Sebaliknya, jika Prabowo kalah lagi, maka rezim Jokowi akan melanjutkan program-program yang belum tuntas di periode pertamanya. Prabowo yang dianggap merepresentasikan kembalinya kekuatan Orde Baru yang militeristik tentunya dengan dikalahkan, maka kebangkitan kembali Orde Baru akan dicegah.

Prabowo akan mengonsolidasikan kekuatan partainya untuk kemudian menjadi oposisi yang kuat mengimbangi rezim Jokowi, atau kemudian dia akan kembali pulang ke rumah yang sekaligus lahan peternakan luasnya di Hambalang sana, sambil fokus mengurus kuda-kuda berharga miliarannya itu.

Tidak lupa pula pada benak para pendukung kedua belah pihak, pihak yang merasa menang akan gembira mengobral euforia sambil mungkin merasa puas dapat mempecundangi rivalnya.

Sebagaimana kita ketahui bahwa pemilihan Presiden periode 2019-2024 dimenangkan kembali oleh Jokowi yang kali ini didampingi oleh KH. Ma’ruf Amin sebagai Wakil Presiden. Namun yang mengejutkan adalah saat Jokowi membentuk kabinet barunya ini dengan sebutan Kabinet Indonesia Maju, alih-alih melibas Prabowo beserta seluruh barisan elite pendukungnya, dia malah memilih dan mengangkat Prabowo masuk dalam kabinetnya sebagai Menteri Pertahanan.

Para pendukung kedua kubu seperti terhenyak tidak percaya. Ada yang dapat menerima, namun lebih banyak yang kecewa. 

Bagi mereka yang merasa kecewa timbul pertanyaan; mengapa mau bergabung dengan “musuh”? Lalu buat apa segala dukungan nan militan di hari-hari sebelum hingga pasca pengumuman pemenang pilpres oleh Komisi Pemilihan Umum?Semua seperti sia-sia.

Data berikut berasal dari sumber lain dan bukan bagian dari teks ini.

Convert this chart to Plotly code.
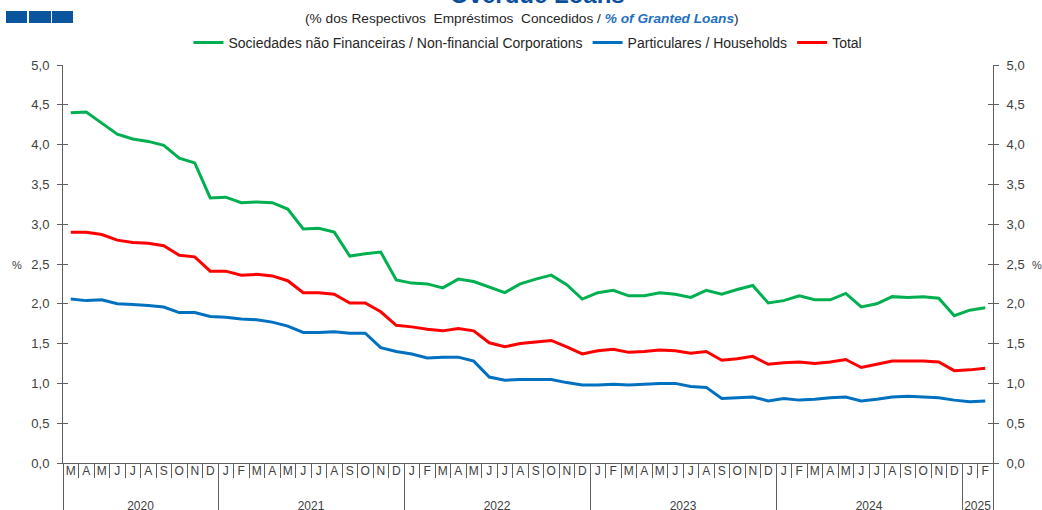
import plotly.graph_objects as go

# ---------------- data ----------------
years_span = ["2020"] * 10 + ["2021"] * 12 + ["2022"] * 12 + ["2023"] * 12 + ["2024"] * 12 + ["2025"] * 2
month_letters = ["J", "F", "M", "A", "M", "J", "J", "A", "S", "O", "N", "D"]
start_month_index = 2  # March 2020

nfc = [4.40, 4.41, 4.27, 4.13, 4.07, 4.04, 3.99, 3.83, 3.77, 3.33,
       3.34, 3.27, 3.28, 3.27, 3.19, 2.94, 2.95, 2.90, 2.60, 2.63, 2.65, 2.30,
       2.26, 2.25, 2.20, 2.31, 2.28, 2.21, 2.14, 2.25, 2.31, 2.36, 2.24, 2.06,
       2.14, 2.17, 2.10, 2.10, 2.14, 2.12, 2.08, 2.17, 2.12, 2.18, 2.23, 2.01,
       2.04, 2.10, 2.05, 2.05, 2.13, 1.96, 2.00, 2.09, 2.08, 2.09, 2.07, 1.85,
       1.92, 1.95]
households = [2.06, 2.04, 2.05, 2.00, 1.99, 1.98, 1.96, 1.89, 1.89, 1.84,
              1.83, 1.81, 1.80, 1.77, 1.72, 1.64, 1.64, 1.65, 1.63, 1.63, 1.45, 1.40,
              1.37, 1.32, 1.33, 1.33, 1.28, 1.08, 1.04, 1.05, 1.05, 1.05, 1.01, 0.98,
              0.98, 0.99, 0.98, 0.99, 1.00, 1.00, 0.96, 0.95, 0.81, 0.82, 0.83, 0.78,
              0.81, 0.79, 0.80, 0.82, 0.83, 0.78, 0.80, 0.83, 0.84, 0.83, 0.82, 0.79,
              0.77, 0.78]
total = [2.90, 2.90, 2.87, 2.80, 2.77, 2.76, 2.73, 2.61, 2.59, 2.41,
         2.41, 2.36, 2.37, 2.35, 2.29, 2.14, 2.14, 2.12, 2.01, 2.01, 1.90, 1.73,
         1.71, 1.68, 1.66, 1.69, 1.66, 1.51, 1.46, 1.50, 1.52, 1.54, 1.46, 1.37,
         1.41, 1.43, 1.39, 1.40, 1.42, 1.41, 1.38, 1.40, 1.29, 1.31, 1.34, 1.24,
         1.26, 1.27, 1.25, 1.27, 1.30, 1.20, 1.24, 1.28, 1.28, 1.28, 1.27, 1.16,
         1.17, 1.19]

series_names = ["Sociedades não Financeiras / Non-financial Corporations",
                "Particulares / Households", "Total"]
series_colors = ["#00B050", "#0070C0", "#FF0000"]

# ---------------- build x ----------------
# Each inner label gets a unique count of zero-width spaces so that the
# multicategory axis keeps chronological order (letters repeat: J, M, A).
n = len(years_span)
months_span = [month_letters[(start_month_index + i) % 12] + "\u200b" * i for i in range(n)]
# leading line break pushes the year row lower, as in the reference
x = [["<br>" + y for y in years_span], months_span]

W, H = 1042, 510
L, R, T, B = 63, 49, 65, 47
pw, ph = W - L - R, H - T - B


def px_x(p):
    return (p - L) / pw


def px_y(p):
    return (H - B - p) / ph


fig = go.Figure()
for vals, name, col in zip([nfc, households, total], series_names, series_colors):
    fig.add_trace(go.Scatter(x=x, y=vals, mode="lines", name=name,
                             line=dict(color=col, width=3)))

# invisible helper traces so the overlaid axes (right axis, cross ticks) are drawn
for ya in ["y2", "y3", "y4"]:
    fig.add_trace(go.Scatter(x=x, y=total, yaxis=ya, mode="lines", showlegend=False,
                             hoverinfo="skip", line=dict(width=0, color="rgba(0,0,0,0)")))

axis_col = "#5F5F5F"
txt_col = "#404040"
font = "Liberation Sans, Arial, sans-serif"

yax_common = dict(range=[0, 5], dtick=0.5, tick0=0, tickformat=".1f",
                  showgrid=False, zeroline=False, showline=True,
                  linecolor=axis_col, linewidth=1, tickcolor=axis_col,
                  tickwidth=1, ticklen=5, fixedrange=True,
                  tickfont=dict(family=font, size=13, color=txt_col))

fig.update_layout(
    width=W, height=H,
    margin=dict(l=L, r=R, t=T, b=B, autoexpand=False),
    paper_bgcolor="white", plot_bgcolor="white",
    separators=", ",
    font=dict(family=font, size=12, color=txt_col),
    showlegend=True,
    legend=dict(orientation="h", x=0.5, xanchor="center", y=px_y(43), yanchor="middle",
                font=dict(family=font, size=14, color="#262626"),
                bgcolor="rgba(0,0,0,0)", itemwidth=30, tracegroupgap=0),
    xaxis=dict(type="multicategory", range=[-0.5, n - 0.5], showgrid=False,
               showline=True, linecolor=axis_col, linewidth=1,
               ticks="outside", tickson="boundaries", ticklen=14, tickcolor=axis_col,
               showdividers=True, dividercolor=axis_col, dividerwidth=1,
               tickangle=0, ticklabelstandoff=-3,
               tickfont=dict(family=font, size=12, color=txt_col),
               fixedrange=True, automargin=False),
    yaxis=dict(side="left", ticks="outside", **yax_common),
    yaxis3=dict(side="left", overlaying="y", anchor="x", ticks="inside",
                showticklabels=False, **yax_common),
    yaxis2=dict(side="right", overlaying="y", anchor="x", ticks="outside", **yax_common),
    yaxis4=dict(side="right", overlaying="y", anchor="x", ticks="inside",
                showticklabels=False, **yax_common),
)
fig.update_yaxes(ticklabelstandoff=5, selector=dict(side="left"))
fig.update_yaxes(ticklabelstandoff=5, selector=dict(side="right"))

annotations = [
    dict(text="<b>Overdue Loans</b>", x=px_x(537), y=px_y(10), xref="paper", yref="paper",
         xanchor="center", yanchor="bottom", showarrow=False,
         font=dict(family=font, size=24, color="#0B4F9C")),
    dict(text="(% dos Respectivos\u00a0 Empréstimos\u00a0 Concedidos / "
              "<span style='color:#1F6FC0'><b><i>% of Granted Loans</i></b></span>)",
         x=px_x(522), y=px_y(18), xref="paper", yref="paper",
         xanchor="center", yanchor="middle", showarrow=False,
         font=dict(family=font, size=13.7, color="#262626")),
    dict(text="%", x=px_x(17), y=px_y(265), xref="paper", yref="paper",
         xanchor="center", yanchor="middle", showarrow=False,
         font=dict(family=font, size=11, color=txt_col)),
    dict(text="%", x=px_x(1037), y=px_y(265), xref="paper", yref="paper",
         xanchor="center", yanchor="middle", showarrow=False,
         font=dict(family=font, size=11, color=txt_col)),
]
fig.update_layout(annotations=annotations)

shapes = []
for x0, x1 in [(6, 27), (29, 51), (52, 73)]:
    shapes.append(dict(type="rect", xref="paper", yref="paper",
                       x0=px_x(x0), x1=px_x(x1), y0=px_y(23), y1=px_y(11),
                       fillcolor="#0B559F", line=dict(width=0)))
fig.update_layout(shapes=shapes)

fig.write_html("out.html", config={"displayModeBar": False},
               post_script="document.body.style.margin='0';document.body.style.overflow='hidden';")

Apakah dengan Jokowi mengangkat Prabowo sebagai menteri dalam kabinetnya, dan Prabowo bergabung dengan rezim Jokowi dapat dikatakan sebagai antiklimaks? Atau sebagai bentuk rekonsiliasi atas kondisi yang belakangan berlangsung di NKRI?

Terlepas dari kebingungan-kebingungan itu semua, seharusnya momen ini membuat kita makin belajar dan memahami rumus baku dunia politik, bahwa dalam politik tidak ada kawan atau lawan yang abadi, yang ada adalah kepentingan yang abadi.

Kemudian sebagai warga negara, kita seharusnya belajar bahwa antagonisme dan rivalitas yang demikian kerasnya antarwarga negara dikarenakan membela elite politik pilihan/jagoan masing-masing ternyata bisa menjadi sia-sia dan membuang energi tak berarti manakala pada akhirnya di ranah elite politik berujung pada “bagi-bagi” kekuasaan. 

Sedangkan sebagai rakyat jelata atau warga negara biasa, pasca Pemilu, akan kembali menjadi penonton. Akhirnya siapa pun yang menang, rakyat juga yang kalah.